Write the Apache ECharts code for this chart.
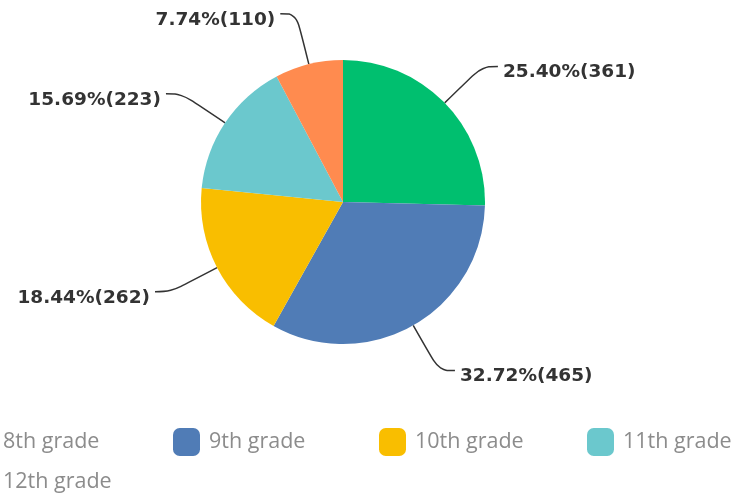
<!DOCTYPE html>
<html>
<head>
<meta charset="utf-8">
<script src="https://cdn.jsdelivr.net/npm/echarts@6/dist/echarts.min.js"></script>
<style>html,body{margin:0;padding:0;background:#fff;}#c{width:742px;height:495px;}</style>
</head>
<body>
<div id="c"></div>
<script>
var categories = ['8th grade', '9th grade', '10th grade', '11th grade', '12th grade'];
var counts = [361, 465, 262, 223, 110];
var colors = ['#00BF6F', '#507CB6', '#F9BE00', '#6BC8CD', '#FF8B4F'];

var total = counts.reduce(function (a, b) { return a + b; }, 0);

// legend slot positions (left, top) — 4 per row, wrapping
var legendLefts = [-33, 173, 379, 587, -33];
var legendTops = [428, 428, 428, 428, 468];

var legends = categories.map(function (name, i) {
  return {
    left: legendLefts[i],
    top: legendTops[i],
    padding: 0,
    itemWidth: 27,
    itemHeight: 28,
    icon: 'roundRect',
    data: [name],
    textStyle: {
      fontFamily: 'Open Sans',
      fontSize: 21.5,
      color: '#8c8c8c',
      padding: [0, 0, 0, 4]
    }
  };
});

var chart = echarts.init(document.getElementById('c'), null, {renderer: 'canvas'});
chart.setOption({
  animation: false,
  color: colors,
  legend: legends,
  series: [{
    type: 'pie',
    center: [343, 202],
    radius: 142,
    startAngle: 90,
    clockwise: true,
    data: categories.map(function (n, i) { return {name: n, value: counts[i]}; }),
    label: {
      formatter: function (p) {
        return '{t|' + (p.value / total * 100).toFixed(2) + '%(' + p.value + ')}';
      },
      rich: {
        t: {
          fontFamily: 'DejaVu Sans',
          fontWeight: 'bold',
          fontSize: 18.5,
          color: '#333333',
          padding: [12, 0, 0, 0]
        }
      }
    },
    labelLine: {
      length: 52,
      length2: 16,
      smooth: 0.4,
      lineStyle: {color: '#333333', width: 1.5}
    },
    itemStyle: {borderWidth: 0}
  }]
});
</script>
</body>
</html>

Aim of the task
Extract the full listing above verbatim; pictures are to be left out of the copy.

The result
Write the Apache ECharts code for this chart.
<!DOCTYPE html>
<html>
<head>
<meta charset="utf-8">
<script src="https://cdn.jsdelivr.net/npm/echarts@6/dist/echarts.min.js"></script>
<style>html,body{margin:0;padding:0;background:#fff;}#c{width:742px;height:495px;}</style>
</head>
<body>
<div id="c"></div>
<script>
var categories = ['8th grade', '9th grade', '10th grade', '11th grade', '12th grade'];
var counts = [361, 465, 262, 223, 110];
var colors = ['#00BF6F', '#507CB6', '#F9BE00', '#6BC8CD', '#FF8B4F'];

var total = counts.reduce(function (a, b) { return a + b; }, 0);

// legend slot positions (left, top) — 4 per row, wrapping
var legendLefts = [-33, 173, 379, 587, -33];
var legendTops = [428, 428, 428, 428, 468];

var legends = categories.map(function (name, i) {
  return {
    left: legendLefts[i],
    top: legendTops[i],
    padding: 0,
    itemWidth: 27,
    itemHeight: 28,
    icon: 'roundRect',
    data: [name],
    textStyle: {
      fontFamily: 'Open Sans',
      fontSize: 21.5,
      color: '#8c8c8c',
      padding: [0, 0, 0, 4]
    }
  };
});

var chart = echarts.init(document.getElementById('c'), null, {renderer: 'canvas'});
chart.setOption({
  animation: false,
  color: colors,
  legend: legends,
  series: [{
    type: 'pie',
    center: [343, 202],
    radius: 142,
    startAngle: 90,
    clockwise: true,
    data: categories.map(function (n, i) { return {name: n, value: counts[i]}; }),
    label: {
      formatter: function (p) {
        return '{t|' + (p.value / total * 100).toFixed(2) + '%(' + p.value + ')}';
      },
      rich: {
        t: {
          fontFamily: 'DejaVu Sans',
          fontWeight: 'bold',
          fontSize: 18.5,
          color: '#333333',
          padding: [12, 0, 0, 0]
        }
      }
    },
    labelLine: {
      length: 52,
      length2: 16,
      smooth: 0.4,
      lineStyle: {color: '#333333', width: 1.5}
    },
    itemStyle: {borderWidth: 0}
  }]
});
</script>
</body>
</html>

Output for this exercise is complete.